他愛がない

日記が置いてあります。タイトルと中身はあまり関係ありません。短編小説も書いてます(https://kakuyomu.jp/users/mezounagi/works)。 twitter:@mezounagi mail:mezounagi★outlook.jp(★→@)

よく観察するとポストの大きさは新聞紙に合わせてある

寝る時に「おやすみなさい」とは言う。誰に言うわけではないが、一応おやすみなさいと言う。睡眠導入剤的な効果を発揮してくれる事を期待して、言った後はすぐそこにある寝られなさを自覚して腕で顔を覆ってしまう。これは無理だと思う。おはようは言っていない気がする。目が覚めると、「うああ」と思う。目が覚めてしまい、起きなければいけないからだ。

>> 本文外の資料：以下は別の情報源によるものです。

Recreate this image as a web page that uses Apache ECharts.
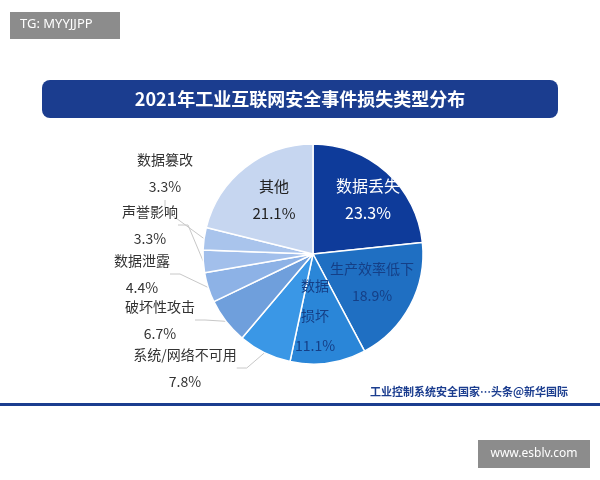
<!DOCTYPE html>
<html>
<head>
<meta charset="utf-8">
<script src="https://cdn.jsdelivr.net/npm/echarts@6/dist/echarts.min.js"></script>
<style>html,body{margin:0;padding:0;background:#fff}#main{width:600px;height:480px}</style>
</head>
<body>
<div id="main"></div>
<script>
var names = ['数据丢失', '生产效率低下', '数据\n损坏', '系统/网络不可用', '破坏性攻击', '数据泄露', '声誉影响', '数据篡改', '其他'];
var values = [23.3, 18.9, 11.1, 7.8, 6.7, 4.4, 3.3, 3.3, 21.1];
var colors = ['#0e3b9a', '#1f6fc2', '#2a86d8', '#3a97e6', '#6f9fdc', '#8db2e6', '#a2bfeb', '#a9c4ec', '#c6d6f0'];
var textColors = ['#fff', '#153f86', '#153f86', '#333', '#333', '#333', '#333', '#333', '#222'];
var fontSizes = [16, 14, 14, 14, 14, 14, 14, 14, 15];
var inside = [true, true, true, false, false, false, false, false, true];
// label positions (centre of text block)
var labelPos = [[368, 199], [372, 282], [315, 316], [185, 368], [160, 320], [142, 274], [150, 225], [165, 173], [274, 200]];

var myChart = echarts.init(document.getElementById('main'));
var data = names.map(function (n, i) {
    return {
        name: n, value: values[i],
        itemStyle: { color: colors[i] },
        label: { color: textColors[i], fontSize: fontSizes[i], lineHeight: i === 2 ? 30 : 27 },
        labelLine: { show: !inside[i] }
    };
});
var option = {
    backgroundColor: '#fff',
    graphic: [
        { type: 'rect', shape: { x: 10, y: 12, width: 110, height: 27 }, style: { fill: '#8c8c8c' } },
        { type: 'text', left: 20, top: 18, style: { text: 'TG: MYYJJPP', fill: '#fff', font: '13px "Noto Sans"' } },
        { type: 'rect', shape: { x: 42, y: 80, width: 516, height: 38, r: 8 }, style: { fill: '#1b3d8f' } },
        { type: 'text', x: 300, y: 99, style: { text: '2021年工业互联网安全事件损失类型分布', fill: '#fff', font: 'bold 18px "Noto Sans CJK SC"', align: 'center', verticalAlign: 'middle' } },
        { type: 'rect', shape: { x: 0, y: 403, width: 600, height: 3 }, style: { fill: '#1b3d8f' } },
        { type: 'text', x: 370, y: 386, style: { text: '工业控制系统安全国家…头条@新华国际', fill: '#1b3d8f', font: 'bold 11px "Noto Sans CJK SC"' } },
        { type: 'rect', shape: { x: 478, y: 440, width: 112, height: 28 }, style: { fill: '#8c8c8c' } },
        { type: 'text', x: 534, y: 454, style: { text: 'www.esblv.com', fill: '#fff', font: '12px "Noto Sans"', align: 'center', verticalAlign: 'middle' } }
    ],
    series: [{
        type: 'pie',
        center: [313, 254],
        radius: 110,
        startAngle: 90,
        clockwise: true,
        data: data,
        itemStyle: { borderColor: '#fff', borderWidth: 1.5 },
        label: {
            formatter: function (p) { return p.name + '\n' + p.value.toFixed(1) + '%'; },
            fontFamily: 'Noto Sans CJK SC',
            align: 'center'
        },
        labelLine: { lineStyle: { color: '#c8c8c8', width: 1 }, length: 10, length2: 10 },
        labelLayout: function (p) {
            var pos = labelPos[p.dataIndex];
            return { x: pos[0], y: pos[1], align: 'center', verticalAlign: 'middle' };
        }
    }]
};
myChart.setOption(option);
</script>
</body>
</html>
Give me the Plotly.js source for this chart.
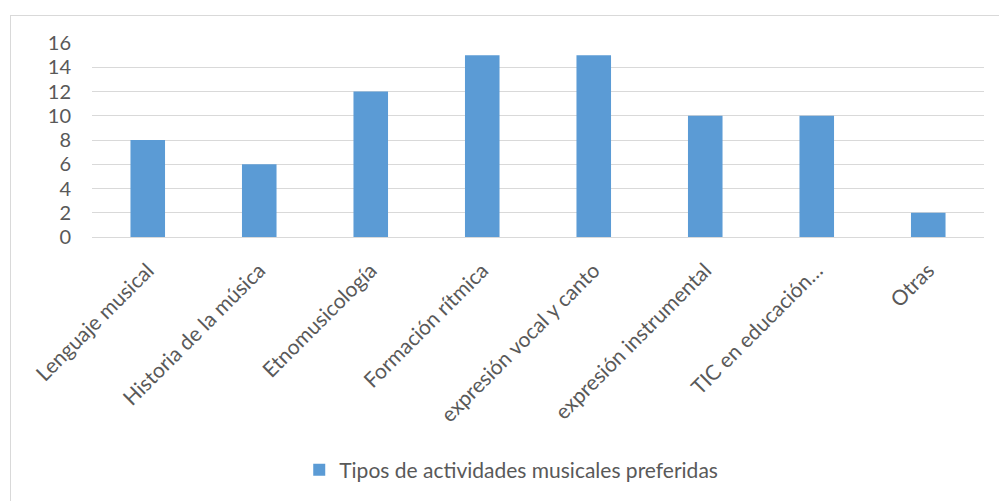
<!DOCTYPE html>
<html>
<head>
<meta charset="utf-8">
<script src="https://cdn.plot.ly/plotly-3.0.1.min.js"></script>
<style>
html,body{margin:0;padding:0;background:#fff;overflow:hidden;}
#frame{position:absolute;left:10px;top:15px;width:1000px;height:500px;border:1.5px solid #d9d9d9;box-sizing:border-box;pointer-events:none;z-index:5;}
#chart{position:absolute;left:0;top:0;width:999px;height:501px;}
</style>
</head>
<body>
<div id="chart"></div>
<div id="frame"></div>
<script>
const categories = ["Lenguaje musical","Historia de la música","Etnomusicología","Formación rítmica","expresión vocal y canto","expresión instrumental","TIC en educación…","Otras"];
const values = [8, 6, 12, 15, 15, 10, 10, 2];
const seriesName = "Tipos de actividades musicales preferidas";
const yTicks = [0,2,4,6,8,10,12,14,16];

const trace = {
  type: 'bar',
  x: categories,
  y: values,
  name: seriesName,
  marker: {color: '#5B9BD5'},
  showlegend: true
};
const layout = {
  width: 999, height: 501,
  margin: {l: 92, r: 15, t: 43, b: 263, pad: 0},
  paper_bgcolor: '#fff', plot_bgcolor: '#fff',
  font: {family: 'Lato, "Open Sans", sans-serif', size: 21, color: '#595959'},
  bargap: 0.69,
  showlegend: true,
  legend: {orientation: 'h', x: 0.47, xanchor: 'center', xref: 'paper', y: -1.19, yanchor: 'middle', font: {size: 21, color: '#595959'}, itemwidth: 30},
  xaxis: {type: 'category', tickangle: -45, showgrid: false, showline: true, linecolor: '#d9d9d9', linewidth: 1, ticks: '', ticklabelstandoff: 12, automargin: false, tickfont: {size: 21, color: '#595959'}},
  yaxis: {range: [0, 16], tickvals: yTicks, ticktext: yTicks.map(String), showgrid: true, gridcolor: '#d9d9d9', gridwidth: 1, zeroline: false, showline: false, ticks: '', ticklabelstandoff: 20, automargin: false, tickfont: {size: 20, color: '#595959'}}
};
Plotly.newPlot('chart', [trace], layout, {displayModeBar: false, staticPlot: true});
</script>
</body>
</html>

「……あーー」が一日の第一声であり、おはようとは言っていないような気がする。苦し紛れに、嫌味混じりにおはようとは言っているかもしれない。朝というか、午前中の記憶がない。スーパーに並んでいるもので、よほどの事がない限り絶対に買わないようなものがたくさんある。あんこう鍋のパックとか、棒たくあんとか。そういうアイテムの中に、「ニシンの昆布巻き」があった。えらく太い棒状の昆布が調味液漬けにされていて、北海道産のご立派なものだと千円弱くらいする。魚は嫌いじゃないし、昆布は好きだし、気になっていたカップリングではあるのだけれど、しかし値段がものを言う。こんなに些細な好奇心に払える金額ではなかった。ポスティングでぎちぎちパンパンになり、それでも次のチラシがぎゅうぎゅうと押し込められているポストの中を数ヶ月ぶりにさらい、しばらく足が遠のいていた業務用スーパーに行った。牛乳とヨーグルトがなくなった。入ったところすぐ目の前に、アクエリアスの缶が安売りされていた。そして、知らない間に、アクエリアスのロゴがものすごくダサくなっていた。都心私立大学生から、ド地方大学生に転身を遂げたのと同じくらいの落差がそこにはあった。人はこういう現象を改悪と呼ぶのだろう。かっぱ寿司のロゴからかっぱが消えた、あの事件のように。あまりにかっこ悪く、数日後に見返して鼻で笑いたかったので買った。パウチ食品のエリアに、ニシンの昆布巻きがあった。ついでに、子持ち昆布巻きもあった。両方かねてから気になっていたものだ。とりあえず買う。冷凍エリアの隅で展開されていた、ご飯のお供ビン詰めシリーズが安かったのでいっぱい買う。帰ってニシンの昆布巻きを皿に開けて食べてみた。やっすいやつだったからかもしれないが、ひとつずつが親指くらいしかない。ニシンってこんなに身細だったかしら、と思う。一個目はまるまる口に放り込んで、どこにもニシンを感じられなかったので、二個目以降は半分に噛み切って中身を確認した。確かに、鉛筆の芯みたいなニシンが簀巻きにされていた。満たされなくてもよかった好奇心だと分かった。